Take these Accordion Pants, for instance. The straps tying the legs together clearly serve no aesthetic purpose, so we’re going to have to assume that they serve a practical one. Which leaves us wondering: what could it be? Under what bizarre set of circumstances would you require clothing that lashed your legs together? To help prevent Lindsay and Paris flashing their crotches at every opportunity, perhaps? To put on your other half, to stop them running away? To…nope, we’re all out of ideas with this one.
Why would Cheap Monday want us to tie our legs together, folks? Answers in the comments box…
…ok, I retract my statement on the drop crotch pants and put it here: How do you WALK in that thing?
I think they’ve come to realise that anybody who wears their clothes immediately becomes a fashion criminal, and they are generously helping the Fashion Police apprehend these criminals by designing trousers with manacles built in.
Why are their legs attached together?
That’s an easy one!
So they can dry their clothing on the line!!!!!
It would have to be small items such as panties, bras, socks, etc.
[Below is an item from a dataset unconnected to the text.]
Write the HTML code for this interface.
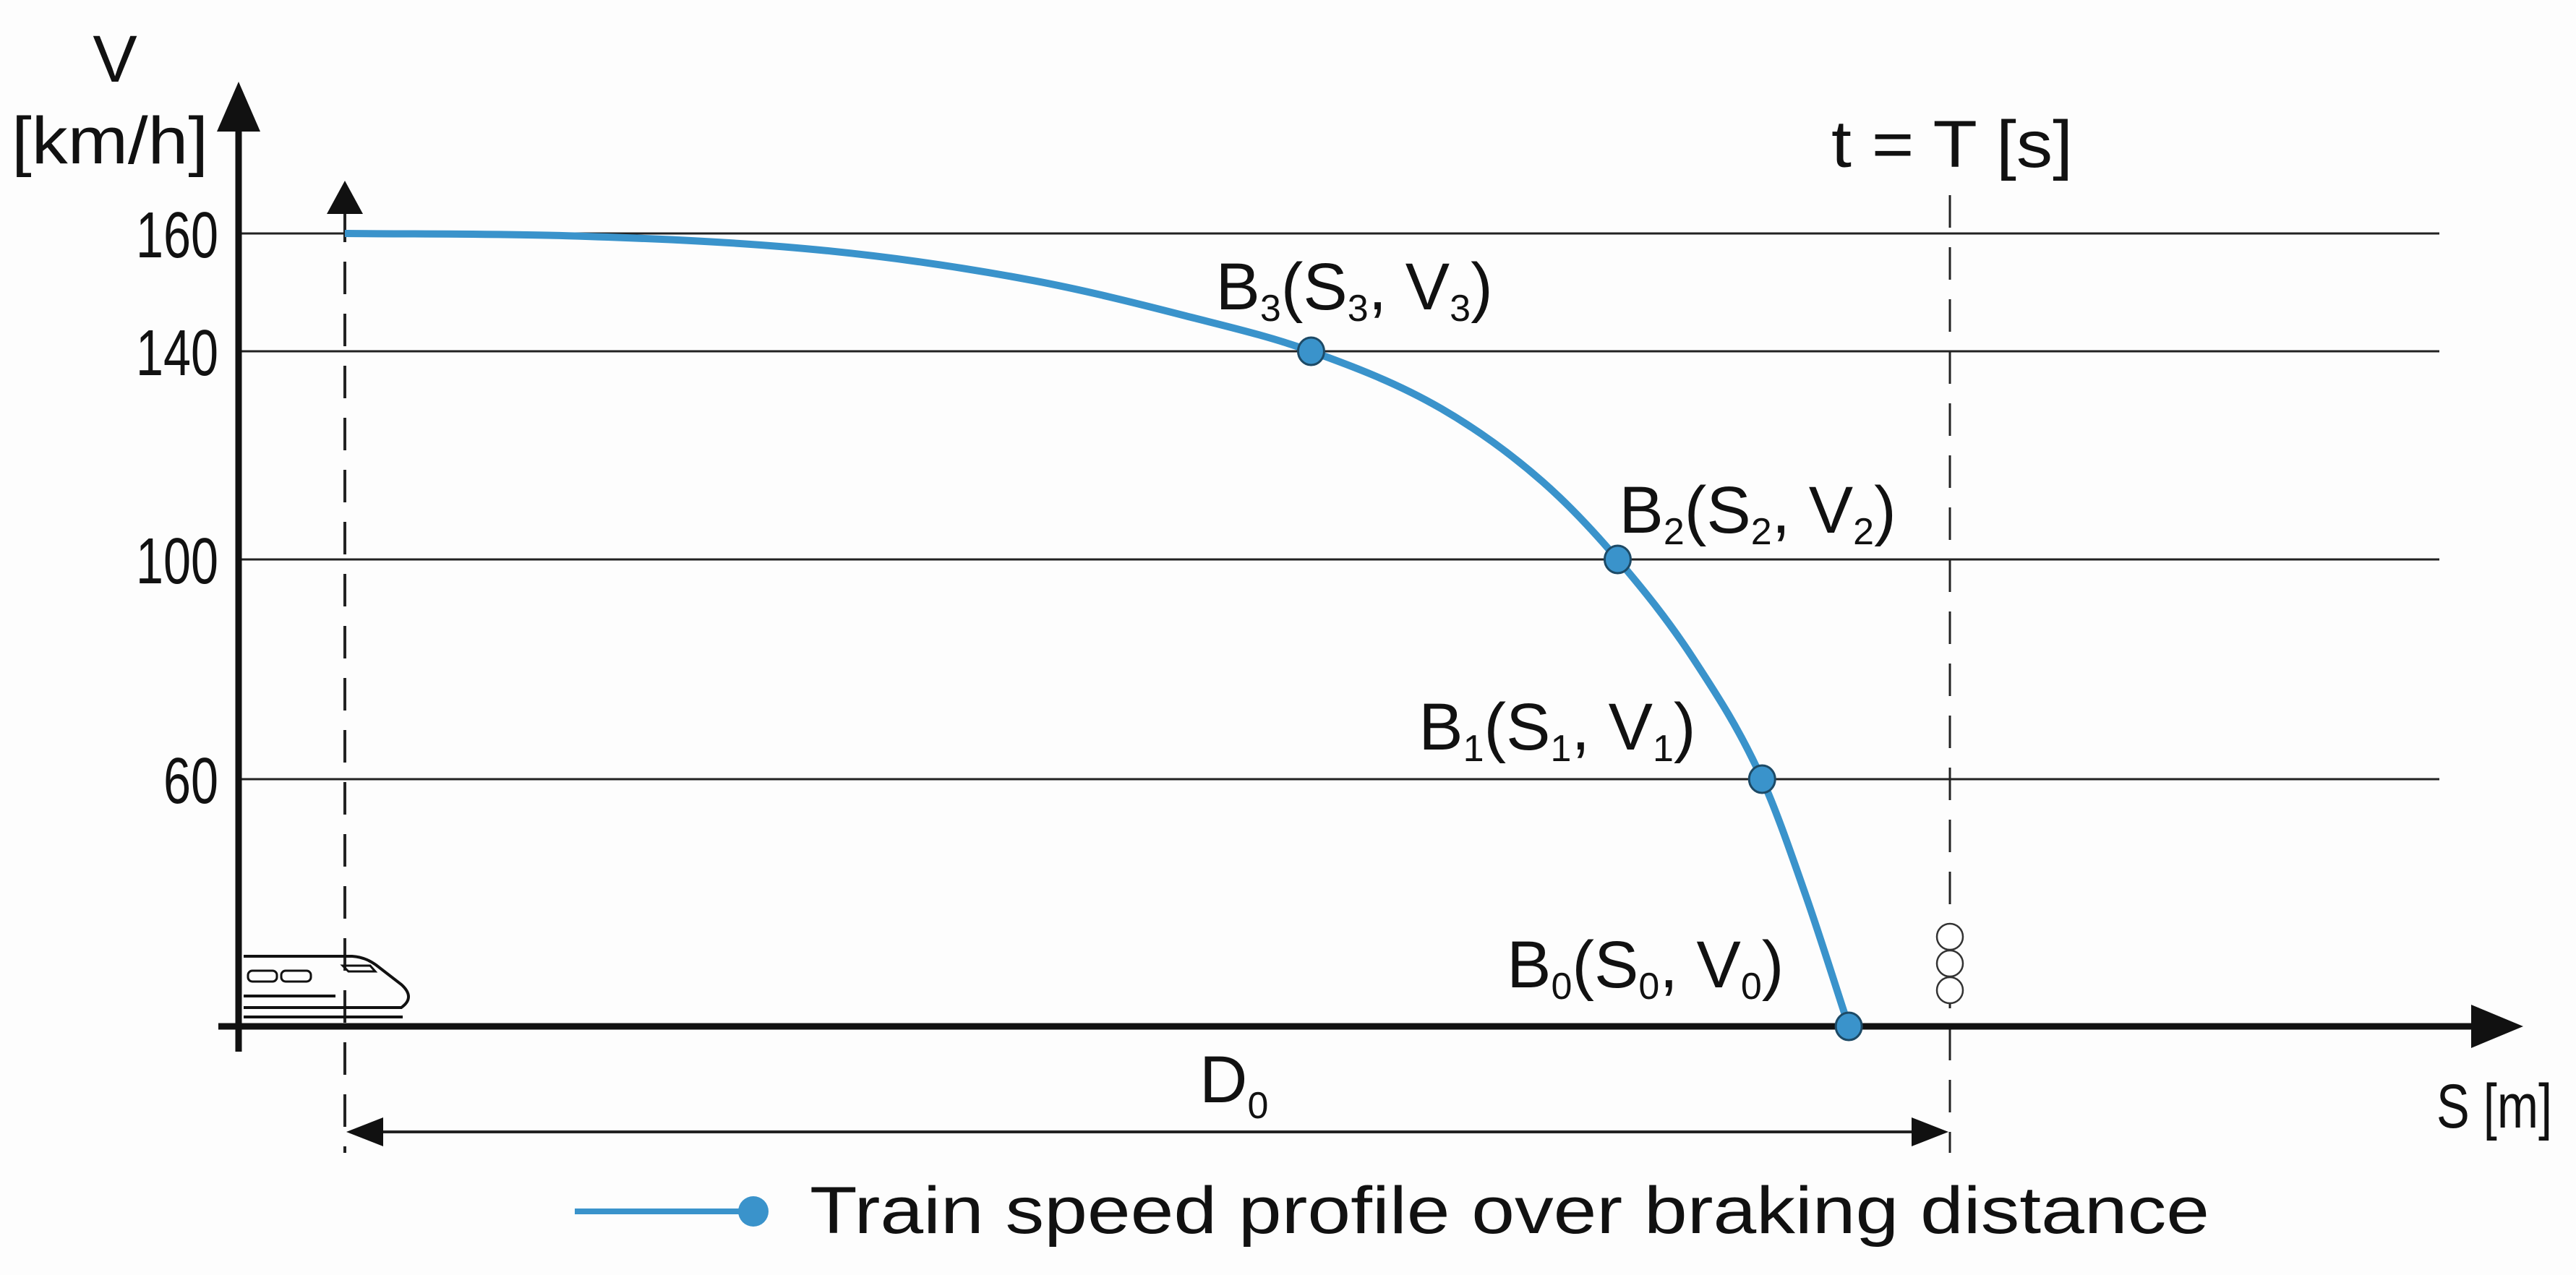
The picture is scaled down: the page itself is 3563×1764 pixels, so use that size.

This is obviously environmental, earth-friendly clothing. No need to waste precious energy using those machine clothes dryers, folks.
Let nature do it for you!
These remind me of punk pants that were in style for a while at Hot Topic, although those were mostly suspenders hanging about the legs. They’re not too bad if you want to walk in them, just don’t run!
They make me think of that “tie a kid’s shoelaces together so he’ll trip when he tries to walk” gag they play in elementary school!